→ OBJECTIVE
Find the lines that hold "with". Report only how many there are.

→ TASK INPUTS
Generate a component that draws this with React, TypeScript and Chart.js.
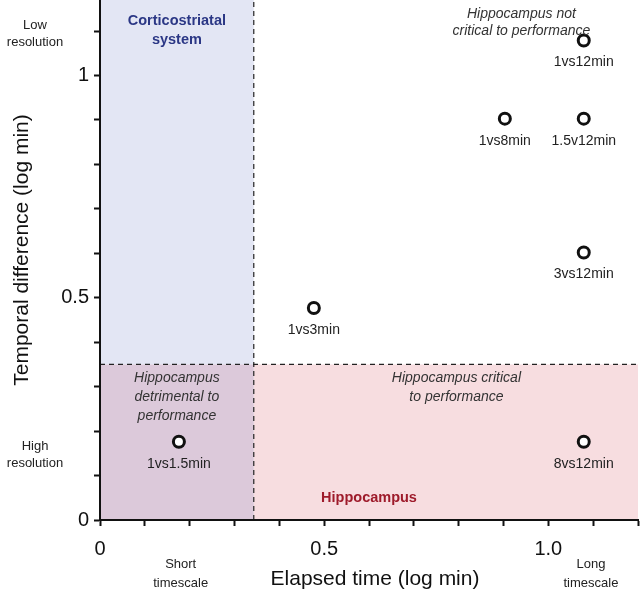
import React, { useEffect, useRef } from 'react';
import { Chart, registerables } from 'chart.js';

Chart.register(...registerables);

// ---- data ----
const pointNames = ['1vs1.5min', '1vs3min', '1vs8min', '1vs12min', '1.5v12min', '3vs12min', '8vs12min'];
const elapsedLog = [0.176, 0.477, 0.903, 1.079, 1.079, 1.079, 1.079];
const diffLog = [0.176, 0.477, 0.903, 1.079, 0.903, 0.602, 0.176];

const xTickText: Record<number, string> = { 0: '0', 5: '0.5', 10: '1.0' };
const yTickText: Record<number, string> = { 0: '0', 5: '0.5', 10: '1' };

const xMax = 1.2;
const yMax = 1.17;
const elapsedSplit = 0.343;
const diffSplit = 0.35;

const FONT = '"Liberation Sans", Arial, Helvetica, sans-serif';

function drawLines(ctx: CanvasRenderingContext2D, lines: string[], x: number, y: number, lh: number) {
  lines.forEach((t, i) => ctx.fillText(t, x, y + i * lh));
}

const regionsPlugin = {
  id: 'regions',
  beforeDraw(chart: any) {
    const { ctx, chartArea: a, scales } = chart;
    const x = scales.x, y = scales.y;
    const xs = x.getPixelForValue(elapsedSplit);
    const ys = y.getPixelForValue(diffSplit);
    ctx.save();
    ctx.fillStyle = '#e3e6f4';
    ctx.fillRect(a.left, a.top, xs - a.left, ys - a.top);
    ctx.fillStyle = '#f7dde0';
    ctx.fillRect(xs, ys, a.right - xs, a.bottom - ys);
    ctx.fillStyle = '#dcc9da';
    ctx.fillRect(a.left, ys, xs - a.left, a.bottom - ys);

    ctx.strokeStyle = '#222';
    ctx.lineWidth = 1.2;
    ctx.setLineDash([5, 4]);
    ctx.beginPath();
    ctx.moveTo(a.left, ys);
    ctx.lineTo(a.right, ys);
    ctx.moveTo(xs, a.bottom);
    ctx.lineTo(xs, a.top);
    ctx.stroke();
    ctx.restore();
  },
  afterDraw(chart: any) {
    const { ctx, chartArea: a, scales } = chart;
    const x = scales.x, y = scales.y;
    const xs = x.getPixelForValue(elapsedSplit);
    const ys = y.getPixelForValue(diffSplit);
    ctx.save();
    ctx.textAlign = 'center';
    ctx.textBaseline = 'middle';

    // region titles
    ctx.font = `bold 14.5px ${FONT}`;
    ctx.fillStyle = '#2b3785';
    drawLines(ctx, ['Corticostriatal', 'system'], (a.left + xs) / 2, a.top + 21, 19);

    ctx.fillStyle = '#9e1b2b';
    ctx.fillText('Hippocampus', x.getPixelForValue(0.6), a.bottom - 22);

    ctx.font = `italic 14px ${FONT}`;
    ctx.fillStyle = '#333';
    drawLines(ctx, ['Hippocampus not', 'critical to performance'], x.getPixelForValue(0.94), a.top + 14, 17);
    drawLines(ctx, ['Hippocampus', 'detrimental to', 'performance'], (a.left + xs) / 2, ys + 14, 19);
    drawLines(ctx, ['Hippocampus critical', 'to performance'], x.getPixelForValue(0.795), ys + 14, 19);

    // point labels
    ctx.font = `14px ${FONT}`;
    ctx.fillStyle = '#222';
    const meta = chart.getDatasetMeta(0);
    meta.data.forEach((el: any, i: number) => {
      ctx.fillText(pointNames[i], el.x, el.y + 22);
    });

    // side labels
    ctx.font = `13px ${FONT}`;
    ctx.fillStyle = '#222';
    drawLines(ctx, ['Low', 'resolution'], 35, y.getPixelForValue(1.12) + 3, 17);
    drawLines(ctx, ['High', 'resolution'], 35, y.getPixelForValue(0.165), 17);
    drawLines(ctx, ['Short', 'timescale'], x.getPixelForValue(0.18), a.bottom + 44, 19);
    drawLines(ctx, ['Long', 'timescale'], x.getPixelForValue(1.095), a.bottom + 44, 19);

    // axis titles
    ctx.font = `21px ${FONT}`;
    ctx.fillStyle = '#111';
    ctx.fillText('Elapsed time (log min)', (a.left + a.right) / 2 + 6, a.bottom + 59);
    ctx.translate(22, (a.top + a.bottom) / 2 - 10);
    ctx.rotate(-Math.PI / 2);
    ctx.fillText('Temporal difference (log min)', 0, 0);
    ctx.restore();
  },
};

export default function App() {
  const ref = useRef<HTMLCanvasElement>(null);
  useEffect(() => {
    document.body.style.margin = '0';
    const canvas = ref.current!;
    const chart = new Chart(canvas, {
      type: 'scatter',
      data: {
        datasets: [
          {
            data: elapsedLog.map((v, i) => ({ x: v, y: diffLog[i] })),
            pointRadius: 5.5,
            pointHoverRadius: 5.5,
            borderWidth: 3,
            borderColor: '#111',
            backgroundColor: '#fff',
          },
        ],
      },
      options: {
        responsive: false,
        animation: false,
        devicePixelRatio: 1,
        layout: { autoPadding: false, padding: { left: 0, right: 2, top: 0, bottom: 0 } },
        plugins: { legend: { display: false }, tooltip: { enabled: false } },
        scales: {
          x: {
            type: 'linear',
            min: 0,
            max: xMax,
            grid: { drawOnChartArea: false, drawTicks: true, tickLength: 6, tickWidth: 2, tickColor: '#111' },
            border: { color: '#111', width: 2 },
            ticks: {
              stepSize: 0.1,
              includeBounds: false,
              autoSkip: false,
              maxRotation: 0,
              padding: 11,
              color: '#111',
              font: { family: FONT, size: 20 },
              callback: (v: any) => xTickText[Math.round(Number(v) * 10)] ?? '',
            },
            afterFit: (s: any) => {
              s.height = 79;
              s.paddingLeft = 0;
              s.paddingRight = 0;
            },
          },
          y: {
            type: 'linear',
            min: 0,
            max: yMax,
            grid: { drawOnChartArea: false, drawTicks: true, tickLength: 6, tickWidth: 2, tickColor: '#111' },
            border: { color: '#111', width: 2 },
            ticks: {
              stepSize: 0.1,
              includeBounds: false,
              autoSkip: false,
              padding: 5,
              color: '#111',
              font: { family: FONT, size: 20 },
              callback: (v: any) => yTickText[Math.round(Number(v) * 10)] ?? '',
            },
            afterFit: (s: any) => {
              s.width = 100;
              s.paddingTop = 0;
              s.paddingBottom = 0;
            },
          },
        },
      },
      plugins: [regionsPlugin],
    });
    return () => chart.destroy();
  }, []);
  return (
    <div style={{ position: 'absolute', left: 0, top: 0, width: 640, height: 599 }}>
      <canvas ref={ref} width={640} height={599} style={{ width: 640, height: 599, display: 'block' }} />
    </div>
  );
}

* * *

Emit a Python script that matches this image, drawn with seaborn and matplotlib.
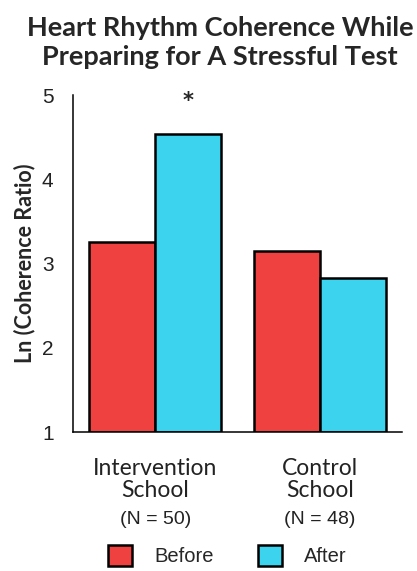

→ SOLUTION BELOW
2